Task statement> Extract the lines from the first one in the records below through the line containing "0.272, 0.263, -0.402]", keeping both ends and leaving out any pictures.

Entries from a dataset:
# # # #
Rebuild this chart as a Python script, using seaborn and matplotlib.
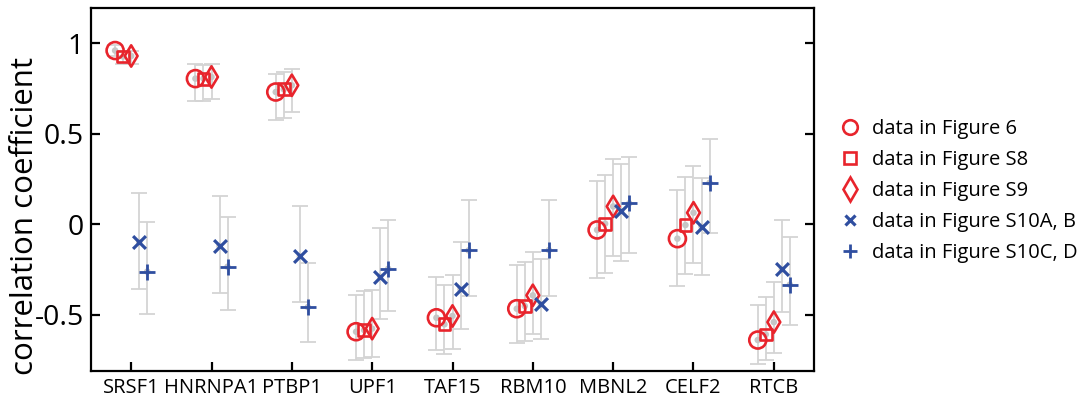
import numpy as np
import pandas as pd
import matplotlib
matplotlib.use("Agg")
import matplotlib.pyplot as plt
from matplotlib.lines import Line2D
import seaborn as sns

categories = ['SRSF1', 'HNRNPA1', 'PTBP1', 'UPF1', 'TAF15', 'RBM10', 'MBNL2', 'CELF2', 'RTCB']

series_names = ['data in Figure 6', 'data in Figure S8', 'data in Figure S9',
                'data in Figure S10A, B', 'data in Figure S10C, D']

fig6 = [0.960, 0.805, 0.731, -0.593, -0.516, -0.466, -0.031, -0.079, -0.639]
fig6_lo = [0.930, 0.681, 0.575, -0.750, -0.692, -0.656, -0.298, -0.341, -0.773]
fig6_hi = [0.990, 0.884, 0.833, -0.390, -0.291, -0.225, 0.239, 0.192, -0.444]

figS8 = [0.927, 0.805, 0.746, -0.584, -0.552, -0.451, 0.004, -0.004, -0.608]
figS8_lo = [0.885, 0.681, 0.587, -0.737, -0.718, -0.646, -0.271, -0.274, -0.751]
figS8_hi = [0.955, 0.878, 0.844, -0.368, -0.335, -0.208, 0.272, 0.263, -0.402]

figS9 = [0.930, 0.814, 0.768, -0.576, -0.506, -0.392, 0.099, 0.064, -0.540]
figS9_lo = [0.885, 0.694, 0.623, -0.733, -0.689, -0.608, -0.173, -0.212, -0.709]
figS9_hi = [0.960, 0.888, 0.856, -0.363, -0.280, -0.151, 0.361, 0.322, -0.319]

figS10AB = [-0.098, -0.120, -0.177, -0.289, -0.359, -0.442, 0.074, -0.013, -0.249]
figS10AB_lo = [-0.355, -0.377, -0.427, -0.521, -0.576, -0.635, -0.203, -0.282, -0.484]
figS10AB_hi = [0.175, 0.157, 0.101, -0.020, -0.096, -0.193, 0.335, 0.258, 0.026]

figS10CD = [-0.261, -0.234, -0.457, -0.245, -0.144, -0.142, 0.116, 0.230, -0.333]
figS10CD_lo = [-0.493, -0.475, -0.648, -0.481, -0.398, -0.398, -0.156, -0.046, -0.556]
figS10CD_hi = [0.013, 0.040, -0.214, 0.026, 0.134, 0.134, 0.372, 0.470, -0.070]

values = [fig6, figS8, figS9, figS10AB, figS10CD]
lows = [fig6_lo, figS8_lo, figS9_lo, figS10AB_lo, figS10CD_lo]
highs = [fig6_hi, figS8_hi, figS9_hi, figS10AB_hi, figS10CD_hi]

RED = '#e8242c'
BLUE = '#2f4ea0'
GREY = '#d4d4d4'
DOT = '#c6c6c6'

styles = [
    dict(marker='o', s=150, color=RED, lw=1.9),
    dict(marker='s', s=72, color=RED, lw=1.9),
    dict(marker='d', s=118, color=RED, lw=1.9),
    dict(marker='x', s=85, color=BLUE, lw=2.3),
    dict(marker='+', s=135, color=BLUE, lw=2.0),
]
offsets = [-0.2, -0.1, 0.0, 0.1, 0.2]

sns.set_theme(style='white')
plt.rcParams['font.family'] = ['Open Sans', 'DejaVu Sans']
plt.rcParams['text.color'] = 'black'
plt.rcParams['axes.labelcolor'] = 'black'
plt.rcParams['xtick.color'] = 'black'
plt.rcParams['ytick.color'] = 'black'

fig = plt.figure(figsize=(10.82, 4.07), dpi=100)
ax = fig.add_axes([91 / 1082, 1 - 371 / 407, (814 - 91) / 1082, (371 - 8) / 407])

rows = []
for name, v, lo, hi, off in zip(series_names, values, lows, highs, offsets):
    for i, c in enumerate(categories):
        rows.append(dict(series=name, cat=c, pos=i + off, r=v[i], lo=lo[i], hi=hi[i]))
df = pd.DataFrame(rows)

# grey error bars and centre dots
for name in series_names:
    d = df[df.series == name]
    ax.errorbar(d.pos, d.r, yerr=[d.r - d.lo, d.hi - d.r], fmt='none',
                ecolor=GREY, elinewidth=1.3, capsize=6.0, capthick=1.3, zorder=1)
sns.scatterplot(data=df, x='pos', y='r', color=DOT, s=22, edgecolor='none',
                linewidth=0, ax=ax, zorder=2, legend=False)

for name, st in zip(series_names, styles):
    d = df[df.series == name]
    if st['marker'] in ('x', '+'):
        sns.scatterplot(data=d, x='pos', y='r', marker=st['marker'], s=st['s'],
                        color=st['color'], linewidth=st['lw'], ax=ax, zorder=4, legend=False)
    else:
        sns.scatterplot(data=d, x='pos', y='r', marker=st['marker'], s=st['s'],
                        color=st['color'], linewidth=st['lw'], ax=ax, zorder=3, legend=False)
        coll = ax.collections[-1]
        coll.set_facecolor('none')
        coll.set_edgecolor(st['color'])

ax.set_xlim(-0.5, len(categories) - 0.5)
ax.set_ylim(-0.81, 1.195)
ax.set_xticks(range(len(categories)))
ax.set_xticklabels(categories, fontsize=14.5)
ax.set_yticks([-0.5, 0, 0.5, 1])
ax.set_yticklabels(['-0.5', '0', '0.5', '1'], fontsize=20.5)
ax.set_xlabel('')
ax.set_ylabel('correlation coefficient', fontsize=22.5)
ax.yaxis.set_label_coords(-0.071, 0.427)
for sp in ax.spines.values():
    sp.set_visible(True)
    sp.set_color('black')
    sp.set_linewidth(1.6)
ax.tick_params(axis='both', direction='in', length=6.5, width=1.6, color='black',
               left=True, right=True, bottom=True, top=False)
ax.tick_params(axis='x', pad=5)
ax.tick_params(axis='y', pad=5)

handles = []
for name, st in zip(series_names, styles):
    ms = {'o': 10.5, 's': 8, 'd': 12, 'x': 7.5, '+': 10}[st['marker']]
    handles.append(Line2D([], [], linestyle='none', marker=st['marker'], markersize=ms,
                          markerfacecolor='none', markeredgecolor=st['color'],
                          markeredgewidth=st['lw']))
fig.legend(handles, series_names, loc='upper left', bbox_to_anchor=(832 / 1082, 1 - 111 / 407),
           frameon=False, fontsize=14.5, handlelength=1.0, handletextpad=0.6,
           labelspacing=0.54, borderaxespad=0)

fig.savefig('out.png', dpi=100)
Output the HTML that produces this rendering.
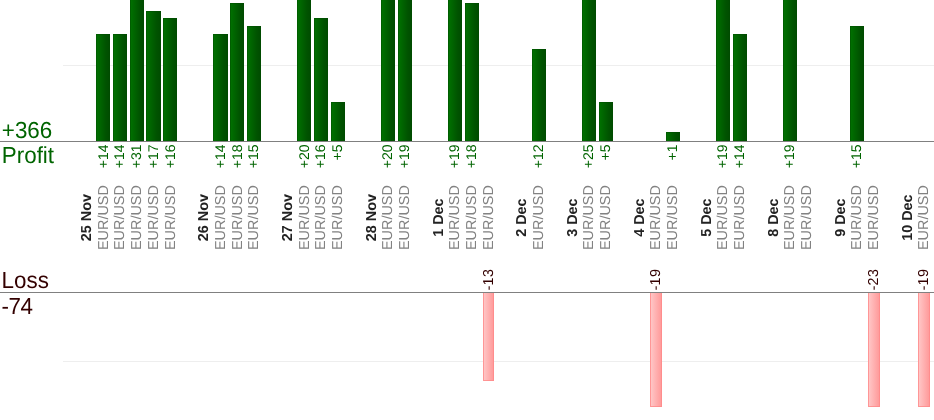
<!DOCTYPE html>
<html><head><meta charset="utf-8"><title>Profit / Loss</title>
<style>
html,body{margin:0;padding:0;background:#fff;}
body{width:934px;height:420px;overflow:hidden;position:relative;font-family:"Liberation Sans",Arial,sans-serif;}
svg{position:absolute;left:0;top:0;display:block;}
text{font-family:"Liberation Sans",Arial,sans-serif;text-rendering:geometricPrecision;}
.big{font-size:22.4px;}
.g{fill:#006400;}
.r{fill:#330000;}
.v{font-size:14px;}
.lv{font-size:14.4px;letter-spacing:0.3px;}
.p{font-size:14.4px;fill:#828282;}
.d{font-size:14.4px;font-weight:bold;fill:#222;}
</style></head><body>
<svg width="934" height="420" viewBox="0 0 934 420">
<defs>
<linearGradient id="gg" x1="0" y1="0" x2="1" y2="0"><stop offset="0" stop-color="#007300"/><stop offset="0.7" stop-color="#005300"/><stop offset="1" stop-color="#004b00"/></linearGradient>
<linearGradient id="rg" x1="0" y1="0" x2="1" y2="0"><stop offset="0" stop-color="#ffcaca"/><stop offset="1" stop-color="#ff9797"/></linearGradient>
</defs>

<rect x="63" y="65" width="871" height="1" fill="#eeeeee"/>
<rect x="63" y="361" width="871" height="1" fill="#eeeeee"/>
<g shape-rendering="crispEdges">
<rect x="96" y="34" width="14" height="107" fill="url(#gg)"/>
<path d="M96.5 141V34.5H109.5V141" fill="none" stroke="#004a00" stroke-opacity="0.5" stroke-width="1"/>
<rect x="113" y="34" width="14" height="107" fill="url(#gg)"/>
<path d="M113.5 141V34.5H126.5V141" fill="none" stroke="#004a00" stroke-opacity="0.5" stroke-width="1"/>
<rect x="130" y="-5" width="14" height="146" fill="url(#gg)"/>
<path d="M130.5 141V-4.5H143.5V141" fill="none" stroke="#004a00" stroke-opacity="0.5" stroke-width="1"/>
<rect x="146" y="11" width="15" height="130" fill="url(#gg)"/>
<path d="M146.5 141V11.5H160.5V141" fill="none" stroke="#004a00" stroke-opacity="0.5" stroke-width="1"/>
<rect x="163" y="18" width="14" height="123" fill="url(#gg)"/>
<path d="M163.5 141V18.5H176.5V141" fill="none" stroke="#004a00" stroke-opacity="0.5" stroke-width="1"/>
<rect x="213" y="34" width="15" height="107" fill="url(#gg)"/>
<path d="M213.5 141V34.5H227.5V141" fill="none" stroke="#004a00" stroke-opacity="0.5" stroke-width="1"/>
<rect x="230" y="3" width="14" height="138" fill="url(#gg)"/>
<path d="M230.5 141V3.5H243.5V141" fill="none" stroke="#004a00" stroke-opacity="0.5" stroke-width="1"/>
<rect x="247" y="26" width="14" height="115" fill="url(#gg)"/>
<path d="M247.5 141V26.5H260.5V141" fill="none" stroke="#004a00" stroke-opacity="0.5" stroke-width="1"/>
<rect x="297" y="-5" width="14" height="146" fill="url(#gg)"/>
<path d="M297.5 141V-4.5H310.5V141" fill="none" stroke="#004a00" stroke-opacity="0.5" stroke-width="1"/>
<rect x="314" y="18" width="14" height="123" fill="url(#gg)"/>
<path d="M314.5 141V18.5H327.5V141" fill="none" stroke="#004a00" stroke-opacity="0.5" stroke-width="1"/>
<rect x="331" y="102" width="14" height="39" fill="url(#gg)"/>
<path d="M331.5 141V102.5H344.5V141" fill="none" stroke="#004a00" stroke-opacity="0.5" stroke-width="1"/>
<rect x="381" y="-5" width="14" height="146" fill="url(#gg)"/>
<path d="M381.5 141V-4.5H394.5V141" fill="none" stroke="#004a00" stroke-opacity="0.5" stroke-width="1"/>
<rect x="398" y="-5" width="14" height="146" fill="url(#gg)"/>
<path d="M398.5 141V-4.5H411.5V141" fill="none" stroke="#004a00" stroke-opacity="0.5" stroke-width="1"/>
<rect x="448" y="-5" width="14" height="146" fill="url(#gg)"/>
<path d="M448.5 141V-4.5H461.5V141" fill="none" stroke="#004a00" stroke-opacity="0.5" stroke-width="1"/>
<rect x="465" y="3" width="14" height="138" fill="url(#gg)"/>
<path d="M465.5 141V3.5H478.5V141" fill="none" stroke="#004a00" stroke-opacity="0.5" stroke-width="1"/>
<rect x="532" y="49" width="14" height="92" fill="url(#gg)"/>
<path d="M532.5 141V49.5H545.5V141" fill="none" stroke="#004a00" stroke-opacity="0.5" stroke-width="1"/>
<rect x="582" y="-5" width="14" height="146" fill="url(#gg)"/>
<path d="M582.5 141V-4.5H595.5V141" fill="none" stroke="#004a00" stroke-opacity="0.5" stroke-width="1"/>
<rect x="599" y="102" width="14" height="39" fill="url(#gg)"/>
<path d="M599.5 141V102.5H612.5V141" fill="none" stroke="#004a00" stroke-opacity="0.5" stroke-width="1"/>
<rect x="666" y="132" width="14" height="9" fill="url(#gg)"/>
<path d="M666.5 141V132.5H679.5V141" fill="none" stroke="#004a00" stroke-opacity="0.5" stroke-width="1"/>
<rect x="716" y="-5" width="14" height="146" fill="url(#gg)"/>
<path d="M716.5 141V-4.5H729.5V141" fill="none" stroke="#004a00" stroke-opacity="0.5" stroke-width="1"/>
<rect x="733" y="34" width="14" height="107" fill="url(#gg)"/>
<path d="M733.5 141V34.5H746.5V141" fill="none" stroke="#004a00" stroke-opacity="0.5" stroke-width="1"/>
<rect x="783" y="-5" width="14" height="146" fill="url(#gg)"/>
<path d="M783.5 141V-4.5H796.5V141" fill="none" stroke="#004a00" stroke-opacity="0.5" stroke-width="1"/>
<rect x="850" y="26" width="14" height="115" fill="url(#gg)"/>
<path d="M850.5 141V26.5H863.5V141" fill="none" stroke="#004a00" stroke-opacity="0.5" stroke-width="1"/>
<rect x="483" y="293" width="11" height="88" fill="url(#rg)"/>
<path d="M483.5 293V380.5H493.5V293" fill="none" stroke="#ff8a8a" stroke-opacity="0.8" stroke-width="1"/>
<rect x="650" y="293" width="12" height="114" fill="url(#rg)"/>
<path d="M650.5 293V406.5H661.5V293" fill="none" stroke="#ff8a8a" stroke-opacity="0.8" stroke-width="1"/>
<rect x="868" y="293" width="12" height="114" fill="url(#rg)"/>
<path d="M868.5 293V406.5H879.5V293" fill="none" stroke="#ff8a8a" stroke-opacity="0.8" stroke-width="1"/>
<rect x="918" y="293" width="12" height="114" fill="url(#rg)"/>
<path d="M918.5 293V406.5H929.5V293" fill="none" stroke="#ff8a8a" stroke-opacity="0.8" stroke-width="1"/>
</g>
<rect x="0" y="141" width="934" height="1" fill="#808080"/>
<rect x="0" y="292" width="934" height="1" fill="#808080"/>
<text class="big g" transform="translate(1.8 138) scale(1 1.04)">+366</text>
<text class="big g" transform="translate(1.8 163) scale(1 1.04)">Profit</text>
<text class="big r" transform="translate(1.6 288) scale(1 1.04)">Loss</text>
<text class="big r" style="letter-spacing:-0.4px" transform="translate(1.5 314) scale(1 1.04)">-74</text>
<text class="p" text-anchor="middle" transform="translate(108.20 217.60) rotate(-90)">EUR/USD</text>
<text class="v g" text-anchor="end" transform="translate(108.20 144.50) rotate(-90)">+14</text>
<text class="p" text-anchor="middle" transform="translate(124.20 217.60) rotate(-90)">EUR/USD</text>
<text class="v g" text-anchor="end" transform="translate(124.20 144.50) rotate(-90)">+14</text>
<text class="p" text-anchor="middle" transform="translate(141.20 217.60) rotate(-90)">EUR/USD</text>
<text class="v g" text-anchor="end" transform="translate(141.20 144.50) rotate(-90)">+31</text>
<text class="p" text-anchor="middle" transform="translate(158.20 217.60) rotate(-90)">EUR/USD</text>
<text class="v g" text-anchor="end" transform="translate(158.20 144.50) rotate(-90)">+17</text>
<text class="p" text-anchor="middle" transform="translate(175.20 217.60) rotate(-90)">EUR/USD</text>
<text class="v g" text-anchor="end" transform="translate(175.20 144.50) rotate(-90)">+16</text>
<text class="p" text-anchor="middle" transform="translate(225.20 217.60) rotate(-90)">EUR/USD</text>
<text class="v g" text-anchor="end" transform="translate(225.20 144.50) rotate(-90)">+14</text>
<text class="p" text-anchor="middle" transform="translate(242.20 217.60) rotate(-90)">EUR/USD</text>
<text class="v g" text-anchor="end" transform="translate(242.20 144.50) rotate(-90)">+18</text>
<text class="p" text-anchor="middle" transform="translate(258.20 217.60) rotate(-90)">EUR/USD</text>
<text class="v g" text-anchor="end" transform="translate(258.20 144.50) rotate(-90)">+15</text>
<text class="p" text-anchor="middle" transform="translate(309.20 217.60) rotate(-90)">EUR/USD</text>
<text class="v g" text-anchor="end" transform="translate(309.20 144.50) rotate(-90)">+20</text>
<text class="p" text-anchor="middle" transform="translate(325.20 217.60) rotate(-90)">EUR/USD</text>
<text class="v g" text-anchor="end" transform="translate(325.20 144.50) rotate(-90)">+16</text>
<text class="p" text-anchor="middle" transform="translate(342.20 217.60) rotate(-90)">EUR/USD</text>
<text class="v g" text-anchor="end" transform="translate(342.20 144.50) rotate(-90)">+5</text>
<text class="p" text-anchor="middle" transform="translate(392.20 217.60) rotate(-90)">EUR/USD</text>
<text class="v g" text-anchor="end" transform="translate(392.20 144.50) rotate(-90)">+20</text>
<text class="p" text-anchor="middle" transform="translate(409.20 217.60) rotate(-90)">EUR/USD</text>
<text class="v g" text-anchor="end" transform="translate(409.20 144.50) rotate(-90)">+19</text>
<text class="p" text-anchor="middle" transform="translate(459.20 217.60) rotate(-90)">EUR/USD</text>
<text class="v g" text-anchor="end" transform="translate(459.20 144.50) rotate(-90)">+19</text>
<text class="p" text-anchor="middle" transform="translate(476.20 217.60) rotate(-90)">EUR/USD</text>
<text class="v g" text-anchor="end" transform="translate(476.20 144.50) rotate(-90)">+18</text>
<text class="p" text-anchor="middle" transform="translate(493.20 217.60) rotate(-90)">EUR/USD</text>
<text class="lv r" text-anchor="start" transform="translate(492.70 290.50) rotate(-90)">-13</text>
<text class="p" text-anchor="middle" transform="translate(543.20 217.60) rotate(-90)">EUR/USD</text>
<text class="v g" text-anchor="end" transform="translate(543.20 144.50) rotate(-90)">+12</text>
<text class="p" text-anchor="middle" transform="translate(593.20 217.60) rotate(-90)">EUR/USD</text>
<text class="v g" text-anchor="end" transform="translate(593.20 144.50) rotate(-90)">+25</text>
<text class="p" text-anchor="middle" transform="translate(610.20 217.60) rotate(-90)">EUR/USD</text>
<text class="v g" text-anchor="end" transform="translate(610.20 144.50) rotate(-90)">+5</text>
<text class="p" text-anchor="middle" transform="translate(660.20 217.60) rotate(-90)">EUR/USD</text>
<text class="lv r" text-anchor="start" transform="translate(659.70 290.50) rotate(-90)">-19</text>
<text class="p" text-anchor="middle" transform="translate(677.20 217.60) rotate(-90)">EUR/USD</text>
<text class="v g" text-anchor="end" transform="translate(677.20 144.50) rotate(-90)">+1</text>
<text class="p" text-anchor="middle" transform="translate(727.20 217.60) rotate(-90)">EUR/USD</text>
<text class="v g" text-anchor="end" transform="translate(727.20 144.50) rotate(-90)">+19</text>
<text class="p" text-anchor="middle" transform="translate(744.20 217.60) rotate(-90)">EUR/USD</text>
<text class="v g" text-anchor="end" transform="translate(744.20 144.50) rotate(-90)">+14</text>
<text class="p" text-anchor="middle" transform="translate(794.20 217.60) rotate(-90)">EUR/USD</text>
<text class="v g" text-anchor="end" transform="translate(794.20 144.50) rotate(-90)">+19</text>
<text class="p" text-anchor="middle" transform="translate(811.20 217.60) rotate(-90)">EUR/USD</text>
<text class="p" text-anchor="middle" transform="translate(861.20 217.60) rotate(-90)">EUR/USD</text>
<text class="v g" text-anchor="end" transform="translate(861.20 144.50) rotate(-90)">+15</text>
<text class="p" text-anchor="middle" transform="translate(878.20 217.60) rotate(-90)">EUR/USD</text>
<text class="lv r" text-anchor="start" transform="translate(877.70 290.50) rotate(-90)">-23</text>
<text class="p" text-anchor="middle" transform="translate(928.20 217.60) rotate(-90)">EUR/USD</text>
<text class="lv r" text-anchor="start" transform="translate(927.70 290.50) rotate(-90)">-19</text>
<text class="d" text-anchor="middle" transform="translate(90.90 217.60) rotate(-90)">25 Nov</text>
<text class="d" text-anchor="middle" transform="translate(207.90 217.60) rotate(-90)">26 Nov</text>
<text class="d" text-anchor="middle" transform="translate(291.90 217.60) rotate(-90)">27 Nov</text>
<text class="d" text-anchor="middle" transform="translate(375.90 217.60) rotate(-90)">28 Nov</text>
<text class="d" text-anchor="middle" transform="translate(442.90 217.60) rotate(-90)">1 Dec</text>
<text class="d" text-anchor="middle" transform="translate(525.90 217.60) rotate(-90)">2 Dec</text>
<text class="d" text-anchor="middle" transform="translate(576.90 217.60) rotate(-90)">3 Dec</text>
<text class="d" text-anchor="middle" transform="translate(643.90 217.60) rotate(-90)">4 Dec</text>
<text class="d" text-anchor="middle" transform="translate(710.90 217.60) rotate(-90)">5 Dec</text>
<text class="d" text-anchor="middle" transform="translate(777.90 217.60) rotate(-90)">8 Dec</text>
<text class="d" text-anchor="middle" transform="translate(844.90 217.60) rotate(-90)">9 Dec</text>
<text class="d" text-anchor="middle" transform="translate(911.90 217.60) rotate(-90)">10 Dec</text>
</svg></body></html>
# # # #
Complete response>
Rebuild this chart as a Python script, using seaborn and matplotlib.
import numpy as np
import pandas as pd
import matplotlib
matplotlib.use("Agg")
import matplotlib.pyplot as plt
from matplotlib.lines import Line2D
import seaborn as sns

categories = ['SRSF1', 'HNRNPA1', 'PTBP1', 'UPF1', 'TAF15', 'RBM10', 'MBNL2', 'CELF2', 'RTCB']

series_names = ['data in Figure 6', 'data in Figure S8', 'data in Figure S9',
                'data in Figure S10A, B', 'data in Figure S10C, D']

fig6 = [0.960, 0.805, 0.731, -0.593, -0.516, -0.466, -0.031, -0.079, -0.639]
fig6_lo = [0.930, 0.681, 0.575, -0.750, -0.692, -0.656, -0.298, -0.341, -0.773]
fig6_hi = [0.990, 0.884, 0.833, -0.390, -0.291, -0.225, 0.239, 0.192, -0.444]

figS8 = [0.927, 0.805, 0.746, -0.584, -0.552, -0.451, 0.004, -0.004, -0.608]
figS8_lo = [0.885, 0.681, 0.587, -0.737, -0.718, -0.646, -0.271, -0.274, -0.751]
figS8_hi = [0.955, 0.878, 0.844, -0.368, -0.335, -0.208, 0.272, 0.263, -0.402]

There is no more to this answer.